The next step is to talk again with your parents and sister about it. It doesn't matter that their dog doesn't attack them, or that you are afraid. What matters is that does threaten you and others. This makes your visiting them impossible, at least unless or until that threat is controlled or contained. Tell them this, gently and lovingly, yet firmly. If necessary, write down exactly what you want to say, what your requirements are, and when/if the accusations begin again, be completely silent until they subside. When they do, repeat your requirements, as lovingly and unemotionally as you can possibly manage. Continue this until they understand, and either accept or reject your terms. If they accept, you visit. If they don't, you regretfully don't. It's up to them.

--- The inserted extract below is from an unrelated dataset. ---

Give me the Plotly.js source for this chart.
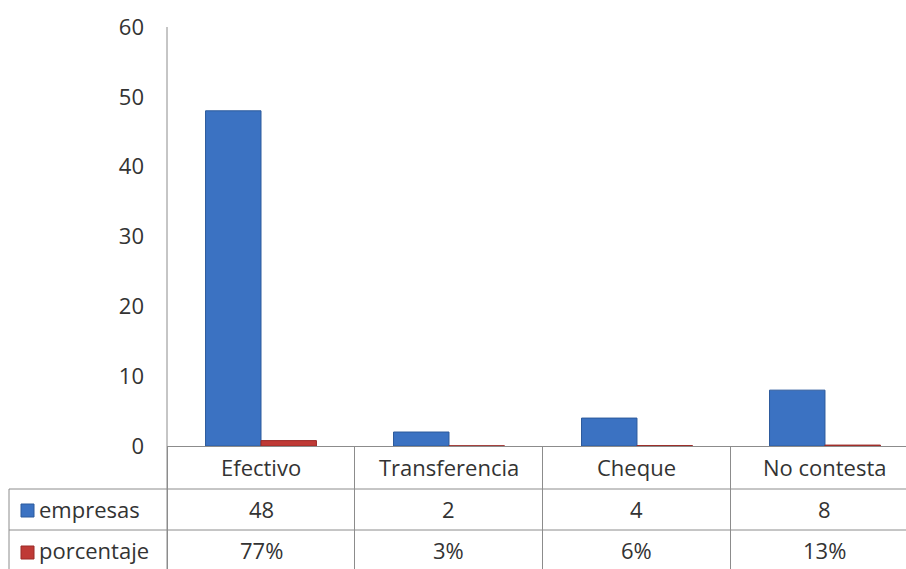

So what should those terms be? Here are some possibilities that might work, especially if your visit in their home will be only a few hours (at a time?):

1. Lock the dog securely, with proper provisions for its health and well being, in a garage, a basement, a bathroom, a den or bedroom, even an RV or car if it's not out in the hot sun. (I once visited regularly an elderly lady who had a beautiful very protective Spitz. I would call her about 20 minutes before I arrived at her home. She would put her dog in her bedroom in a kennel, a sort of cage of appropriate size, while I was there. Smart as her dog was, she never got out of that kennel until she was let out.)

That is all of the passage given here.